- Barwick Location within Norfolk
- Area: 2.03 sq mi (5.3 km^{2})
- OS grid reference: TF800350
- District: King's Lynn and West Norfolk;
- Shire county: Norfolk;
- Region: East;
- Country: England
- Sovereign state: United Kingdom
- Post town: KING'S LYNN
- Postcode district: PE31
- Police: Norfolk
- Fire: Norfolk
- Ambulance: East of England

= Barwick, Norfolk =

Civil parish in Norfolk, England

Barwick is a scattered hamlet and civil parish in the north-west part of the English county of Norfolk. It is near the larger village of Stanhoe, and is 15 miles north-east of King's Lynn and 50 miles north-west of the city of Norwich.

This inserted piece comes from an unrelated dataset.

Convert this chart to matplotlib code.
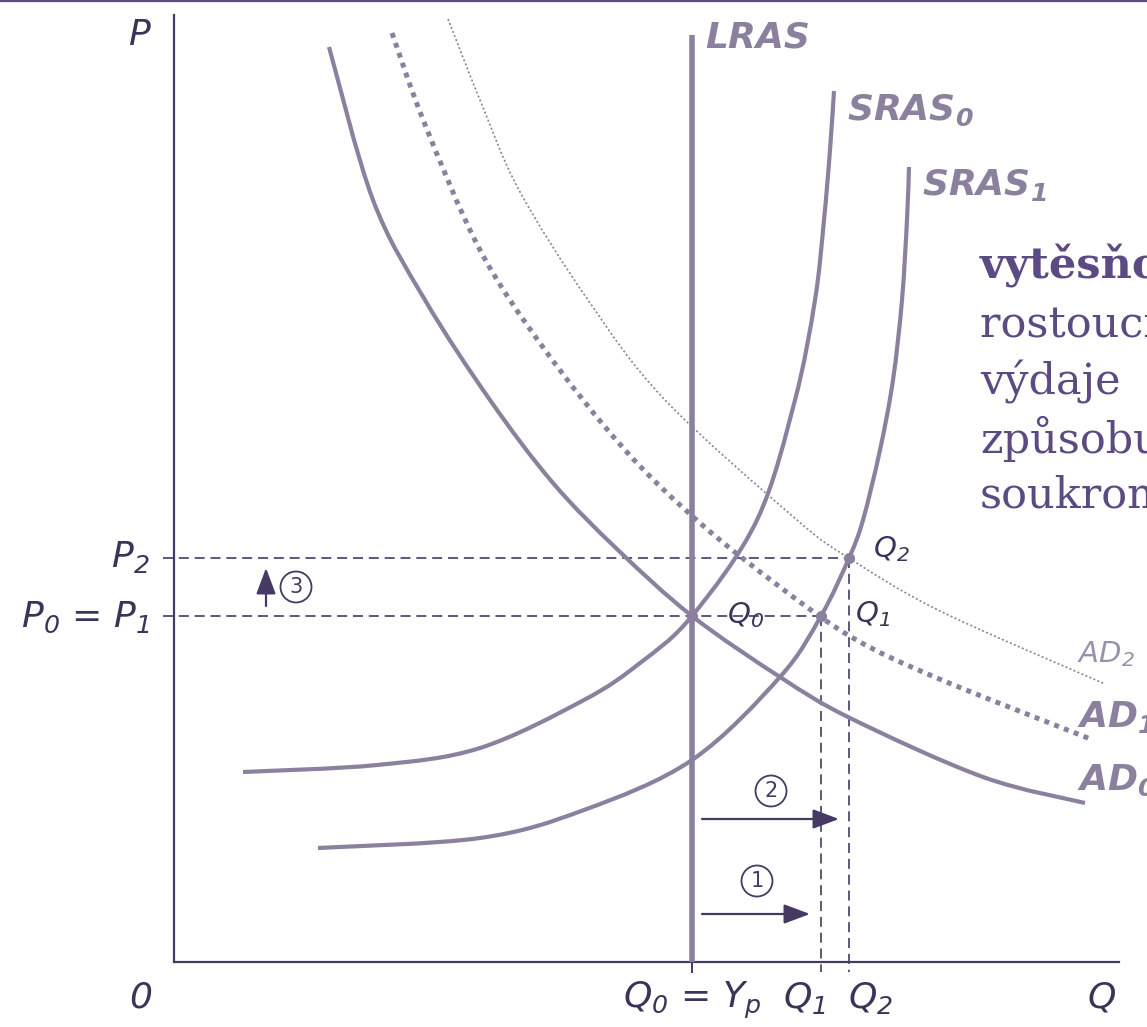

The civil parish has an area of around 2 mi2, and in the 2001 census it had a population of 21 in 8 households. In the 2011 Census, the population remained less than 100 and was included in the civil parish of Docking. For local government, the parish falls within the district of King's Lynn and West Norfolk.

==History==
The village of Barwick is mentioned in the Domesday Book and was located at the present Barwick Hall Farm. Earthworks of the deserted medieval village were traceable until recently.

The Domesday Book mentions a village church, dedicated to St Mary. This was in what is now a wood called Churchyard Plantation, south of the present Barwick House. It was abandoned in the 16th century after the village was deserted, and only a few low walls survive.

In 1171 the church and adjacent land were acquired by Old Buckenham Priory, which founded a hamlet called Middleton just to the north of the former. Barwick and Middleton continued as separate settlements until the 15th century. The desertion of the old village of Barwick occurred during the tenure of Thomas Thoresby, the founder of Thoresby College in King's Lynn, and of Middleton earlier. The sites became two farms, which were known as Great Barwick (the old village) and Little Barwick (Middleton) by the 17th century. The former went on to become Barwick Hall Farm, the latter Barwick House.

==Topography==
The locality is marked by Barwich Road, which runs south from the southern end of the adjacent village of Stanhoe. To the west of this is the wooded deer park of Barwick House, the seat of the Glover family. The mansion is a grade II listed building, with a mid-18th-century core and 19th-century accretions. Down a driveway running east is Barwick Hall Farm, which is also Grade II listed and is of the early 19th century.

Elsewhere, the parish contains only a very few scattered dwellings. However Hyde Close, a residential street which is part of RAF Bircham Newton, is in the south-west corner.